COLORADO SPRINGS — On a high fire danger day like today, it's important to have an emergency wildfire plan in place. This is also the case for Southern Colorado's biggest attractions, as visitors make their way to our area.
From our parks to attractions like the Cheyenne Mountain Zoo, leaders at all of the attractions say they have an emergency preparedness plan in place, and they’re ready to respond to any emergency including a wildfire.
“One of the things that we think about a lot here is wild land fires. obviously today is a high fire danger and it's on our on our mind just like everybody else,” said Jenny Koch, the marketing director at the Cheyenne Mountain Zoo.
Koch says the zoo has had an extensive plan in place for years, and they have an emergency preparedness team that has been heavily trained.
If a wildfire, or emergency were to occur, their plan includes evacuating guests first, and closing the zoo if there is imminent danger. Then their focus is on getting the animals to safety, but the animals are not evacuated.

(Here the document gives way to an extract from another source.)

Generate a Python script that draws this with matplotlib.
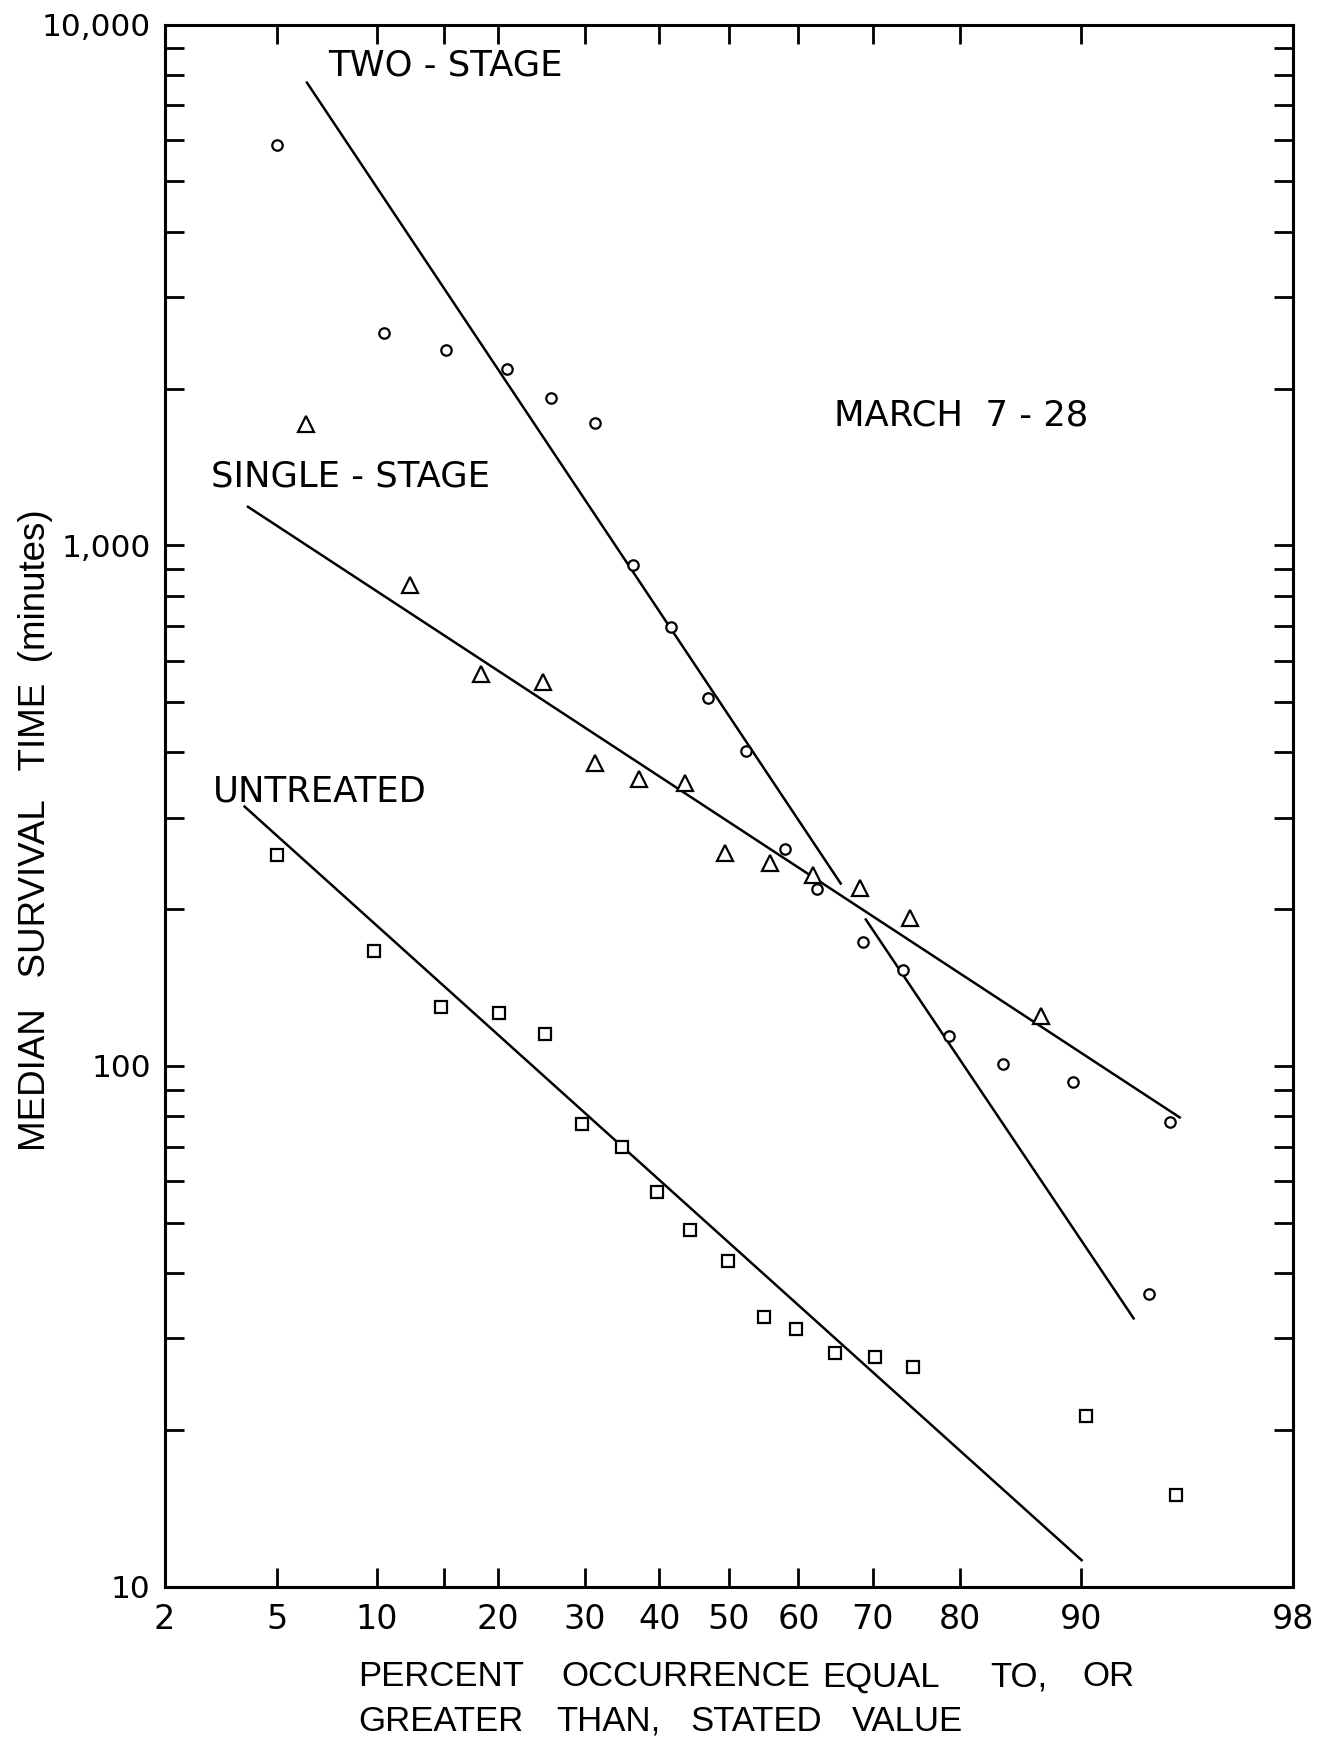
from statistics import NormalDist
import matplotlib
matplotlib.use('Agg')
import matplotlib.pyplot as plt
import numpy as np
from matplotlib.ticker import FixedLocator, FixedFormatter, NullLocator, NullFormatter, LogLocator

# percent occurrence (x) and median survival time in minutes (y)
two_stage_pct = [5.0, 10.5, 15.2, 21.0, 25.9, 31.3, 36.3, 41.6, 47.0, 52.5,
                 58.1, 62.6, 68.7, 73.7, 78.8, 84.1, 89.5, 93.7, 94.6]
two_stage_min = [5860, 2560, 2370, 2180, 1920, 1720, 915, 696, 509, 402,
                 261, 219, 173, 153, 114, 101, 93, 36.4, 78]

single_pct = [6.2, 12.3, 18.3, 24.9, 31.3, 37.2, 43.7, 49.4, 55.9, 62.0, 68.3, 74.5, 87.2]
single_min = [1707, 838, 566, 547, 381, 356, 349, 256, 245, 233, 220, 192, 125]

untreated_pct = [5.0, 9.8, 14.7, 20.1, 25.2, 29.7, 34.8, 39.7, 44.4, 49.9,
                 55.1, 59.7, 65.0, 70.3, 74.9, 90.3, 94.8]
untreated_min = [254, 166, 130, 126.5, 115, 77.5, 70, 57.2, 48.4, 42.2,
                 32.9, 31.2, 28.1, 27.6, 26.4, 21.3, 15.0]

# fitted lines, end points only
two_stage_fit_a_pct = [6.2, 65.9]
two_stage_fit_a_min = [7770, 223]
two_stage_fit_b_pct = [69.0, 93.0]
two_stage_fit_b_min = [192, 32.6]
single_fit_pct = [3.97, 95.0]
single_fit_min = [1189, 79.4]
untreated_fit_pct = [3.87, 90.1]
untreated_fit_min = [316, 11.2]

x_ticks = [2, 5, 10, 15, 20, 30, 40, 50, 60, 70, 80, 90, 98]
x_labels = ['2', '5', '10', '', '20', '30', '40', '50', '60', '70', '80', '90', '98']
y_ticks = [10, 100, 1000, 10000]
y_labels = ['10', '100', '1,000', '10,000']

_nd = NormalDist()


def _ppf(p):
    p = min(max(p / 100.0, 1e-9), 1 - 1e-9)
    return _nd.inv_cdf(p)


def _cdf(z):
    return _nd.cdf(z) * 100.0


# normal probability scale for the x axis
prob_forward = np.vectorize(_ppf, otypes=[float])
prob_inverse = np.vectorize(_cdf, otypes=[float])

fig = plt.figure(figsize=(13.32, 17.43), dpi=100)
ax = fig.add_axes([0.1236, 0.0897, 0.8472, 0.8962])

ax.set_xscale('function', functions=(prob_forward, prob_inverse))
ax.set_yscale('log')
ax.set_xlim(2, 98)
ax.set_ylim(10, 10000)

line_kw = dict(color='black', lw=1.8, solid_capstyle='butt')
ax.plot(two_stage_fit_a_pct, two_stage_fit_a_min, **line_kw)
ax.plot(two_stage_fit_b_pct, two_stage_fit_b_min, **line_kw)
ax.plot(single_fit_pct, single_fit_min, **line_kw)
ax.plot(untreated_fit_pct, untreated_fit_min, **line_kw)

mk = dict(ls='none', mfc='white', mec='black', mew=1.6, zorder=3)
ax.plot(two_stage_pct, two_stage_min, marker='o', ms=7.5, **mk)
ax.plot(single_pct, single_min, marker='^', ms=11, **mk)
ax.plot(untreated_pct, untreated_min, marker='s', ms=9, **mk)

ax.xaxis.set_major_locator(FixedLocator(x_ticks))
ax.xaxis.set_major_formatter(FixedFormatter(x_labels))
ax.xaxis.set_minor_locator(NullLocator())
ax.yaxis.set_major_locator(FixedLocator(y_ticks))
ax.yaxis.set_major_formatter(FixedFormatter(y_labels))
ax.yaxis.set_minor_locator(LogLocator(base=10, subs=np.arange(2, 10)))
ax.yaxis.set_minor_formatter(NullFormatter())

ax.tick_params(which='both', direction='in', top=True, right=True,
               length=14, width=2)
ax.tick_params(axis='x', pad=12)
ax.tick_params(axis='y', pad=10)
for lab in ax.get_xticklabels():
    lab.set_fontfamily('DejaVu Sans')
    lab.set_fontsize(24)
for lab in ax.get_yticklabels():
    lab.set_fontfamily('DejaVu Sans')
    lab.set_fontsize(22.5)
for sp in ax.spines.values():
    sp.set_linewidth(2.2)

label_kw = dict(transform=ax.transAxes, ha='left', va='center',
                fontsize=25.5, family='DejaVu Sans')
ax.text(0.145, 0.9735, 'TWO - STAGE', **label_kw)
ax.text(0.041, 0.711, 'SINGLE - STAGE', **label_kw)
ax.text(0.043, 0.509, 'UNTREATED', **label_kw)
ax.text(0.593, 0.750, 'MARCH  7 - 28', **label_kw)

fig.text(0.0263, 0.5238, 'MEDIAN   SURVIVAL   TIME  (minutes)', rotation=90,
         ha='center', va='center', fontsize=26.5, family='Liberation Sans')

# x axis caption, lettered word by word (left edge of each word in pixels)
caption_rows = [
    (0.0379, [('PERCENT', 358), ('OCCURRENCE', 561), ('EQUAL', 822), ('TO,', 990), ('OR', 1082)]),
    (0.0126, [('GREATER', 358), ('THAN,', 556), ('STATED', 690), ('VALUE', 852)]),
]
for y, words in caption_rows:
    for word, px in words:
        fig.text(px / 1332, y, word, ha='left', va='center',
                 fontsize=25, family='Liberation Sans')

fig.savefig('out.png', dpi=100)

“Stress levels can be life threatening for animals if we try to move them in that kind of situation. so we've identified safe zones on zoo grounds, where they can be either sheltered in place or some species would be moved to those areas where there'll be safer,” said Koch.
The plan provides safety for all species of animals. Koch says safe zones at the zoo include, “buildings that are built out of fire-safe materials, they're equipped with sprinkler systems and they’re fire mitigated, and also have defensible spaces around them like parking lots or roads or ponds or places that are fire safe.”

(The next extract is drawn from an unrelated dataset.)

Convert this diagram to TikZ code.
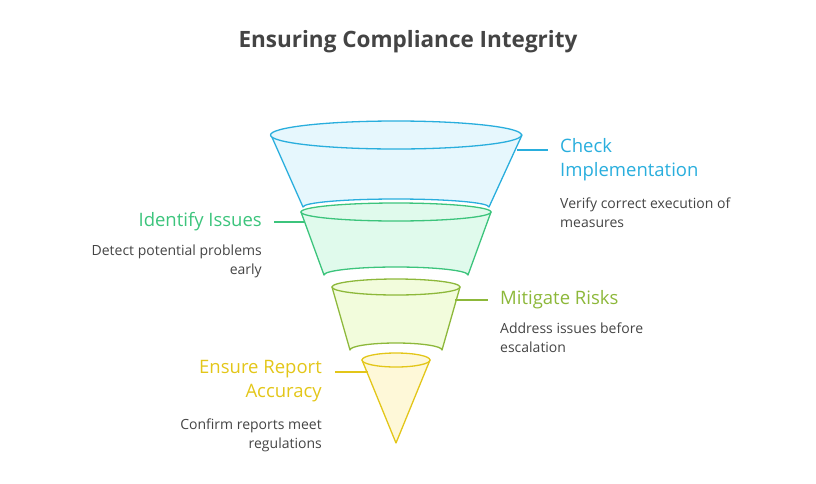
\documentclass[tikz,border=0pt]{standalone}
\usepackage{fontspec}
\setmainfont{Open Sans}
\usetikzlibrary{positioning}
\definecolor{cBlue}{HTML}{29AEDD}
\definecolor{fBlue}{HTML}{E6F7FD}
\definecolor{cGreen}{HTML}{3CC47C}
\definecolor{fGreen}{HTML}{E0FAEC}
\definecolor{cLime}{HTML}{8DB83A}
\definecolor{fLime}{HTML}{F2FCDC}
\definecolor{cYellow}{HTML}{E3C619}
\definecolor{fYellow}{HTML}{FEF8D8}
\definecolor{txt}{HTML}{444444}
\tikzset{
  head/.style={font=\fontsize{18.5}{24}\selectfont, align=left, inner sep=0pt},
  desc/.style={font=\fontsize{14}{18.5}\selectfont, text=txt, align=left, inner sep=0pt},
  part/.style={line width=1.3pt, line join=round},
}
\begin{document}
\begin{tikzpicture}[x=1pt, y=-1pt]
\useasboundingbox (0,0) rectangle (816,483);

\node[font=\bfseries\fontsize{22.5}{26}\selectfont, text=txt] (title) at (408,42) {Ensuring Compliance Integrity};

% Funnel parts
\filldraw[part, draw=cBlue, fill=fBlue] (271,135) -- (303,207) arc (180:360:93 and 8) -- (522,135) -- cycle;
\filldraw[part, draw=cBlue, fill=fBlue] (396,135) ellipse (125.5 and 14);

\filldraw[part, draw=cGreen, fill=fGreen] (301,212) -- (324,275) arc (180:360:72 and 8) -- (491,212) -- cycle;
\filldraw[part, draw=cGreen, fill=fGreen] (396,212) ellipse (95 and 9);

\filldraw[part, draw=cLime, fill=fLime] (332,287) -- (350,350) arc (180:360:46 and 7) -- (460,287) -- cycle;
\filldraw[part, draw=cLime, fill=fLime] (396,287) ellipse (64 and 8);

\filldraw[part, draw=cYellow, fill=fYellow] (362,360) -- (396,443) -- (430,360) -- cycle;
\filldraw[part, draw=cYellow, fill=fYellow] (396,360) ellipse (34 and 7);

% Labels
\coordinate (p1) at (517,150);
\node[head, text=cBlue, anchor=north west] (check) at (560,138) {Check\\Implementation};
\node[desc, anchor=north west] (checkd) at (560,198) {Verify correct execution of\\measures};
\draw[cBlue, line width=1.2pt] (p1) -- ++(31,0);
\coordinate (p2) at (305,222);
\node[head, text=cGreen, anchor=east] (ident) at (262,222) {Identify Issues};
\node[desc, anchor=north east, align=right] (identd) at (262,245) {Detect potential problems\\early};
\draw[cGreen, line width=1.2pt] (p2) -- ++(-31,0);
\coordinate (p3) at (455,300);
\node[head, text=cLime, anchor=west] (mitig) at (500,300) {Mitigate Risks};
\node[desc, anchor=north west] (mitigd) at (500,323) {Address issues before\\escalation};
\draw[cLime, line width=1.2pt] (p3) -- ++(33,0);
\coordinate (p4) at (368,372);
\node[head, text=cYellow, anchor=north east, align=right] (ensure) at (322,360) {Ensure Report\\Accuracy};
\node[desc, anchor=north east, align=right] (ensured) at (322,419) {Confirm reports meet\\regulations};
\draw[cYellow, line width=1.2pt] (p4) -- ++(-33,0);
\end{tikzpicture}
\end{document}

Emergency plans are also in place at Cheyenne Mountain State Park, which covers about 2,700 acres.
The park manager says all staff are firefighter trained, and work closely with local fire departments. A fire suppression trailer is ready to go at all times, fire mitigation is done regularly, and several grants will also allow them to do large fire mitigation projects this summer.

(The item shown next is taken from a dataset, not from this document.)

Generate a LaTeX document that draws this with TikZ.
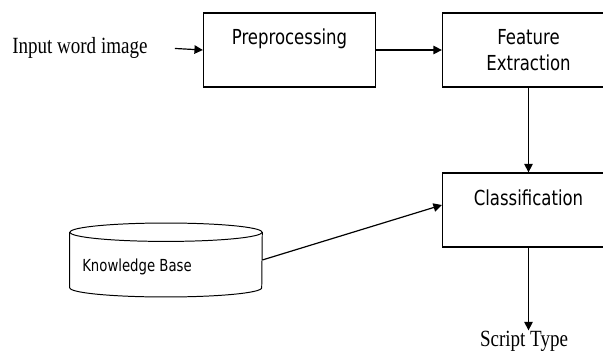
\documentclass[tikz,border=0pt]{standalone}
\usepackage{fontspec}
\usetikzlibrary{arrows.meta}
\newfontfamily\serifnarrow[FakeStretch=0.82]{Liberation Serif}
\newfontfamily\sansnarrow[FakeStretch=0.8]{DejaVu Sans}
\tikzset{
  stage/.style={draw, line width=0.9pt, inner sep=0pt, minimum width=4.3cm, minimum height=1.85cm,
    font=\sansnarrow\fontsize{14.7}{19}\selectfont},
  toptext/.style={text height=0.8cm, text depth=1.05cm},
  flow/.style={-{Triangle[length=6pt,width=6pt]}, line width=0.85pt},
  plain/.style={inner sep=0pt, font=\serifnarrow\fontsize{16.5}{18}\selectfont}
}
\begin{document}
\begin{tikzpicture}
\useasboundingbox (0,0) rectangle (15.075,-8.75);
\node [plain, anchor=base west] (input) at (0.3,-1.35) {Input word image};
\node [stage, toptext] (pre) at (7.2375,-1.25) {Preprocessing};
\node [stage, align=center] (feat) at (13.2125,-1.25) {Feature\\Extraction};
\node [stage, toptext] (cls) at (13.2125,-5.25) {Classification};
\node [minimum width=4.8cm, minimum height=1.835cm, inner sep=0pt] (kb) at (4.15,-6.5) {};
\node [anchor=base west, inner sep=0pt, font=\sansnarrow\fontsize{11.8}{14}\selectfont] (kbtext) at (2.05,-6.79) {Knowledge Base};
\node [plain, anchor=base] (out) at (13.1,-8.65) {Script Type};
% knowledge base drum
\draw [line width=0.7pt] ([yshift=-0.23cm]kb.north) ellipse (2.4cm and 0.23cm);
\draw [line width=0.7pt] ([yshift=-0.23cm]kb.north west) -- ([yshift=0.23cm]kb.south west)
  arc (180:360:2.4cm and 0.23cm) -- ([yshift=-0.23cm]kb.north east);
% connectors
\draw [flow] ([xshift=0.675cm]input.east) -- (pre.west);
\draw [flow] (pre.east) -- (feat.west);
\draw [flow] (feat.south) -- (cls.north);
\draw [flow] (kb.east) -- ([yshift=0.125cm]cls.west);
\draw [flow] (cls.south) -- (cls.south |- out.north);
\end{tikzpicture}
\end{document}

For both attractions, reviewing and updating the plan every year is also part of keeping animals and the community safe.
“We’re constantly reviewing it. we're in the process of reviewing it now just to make sure we're as prepared as we can be,” said Koch.
The emergency response team at the zoo has drills every year on emergency preparedness, and they will have another drill within the next month. The zoo also works closely with the local fire department on fire mitigation plans.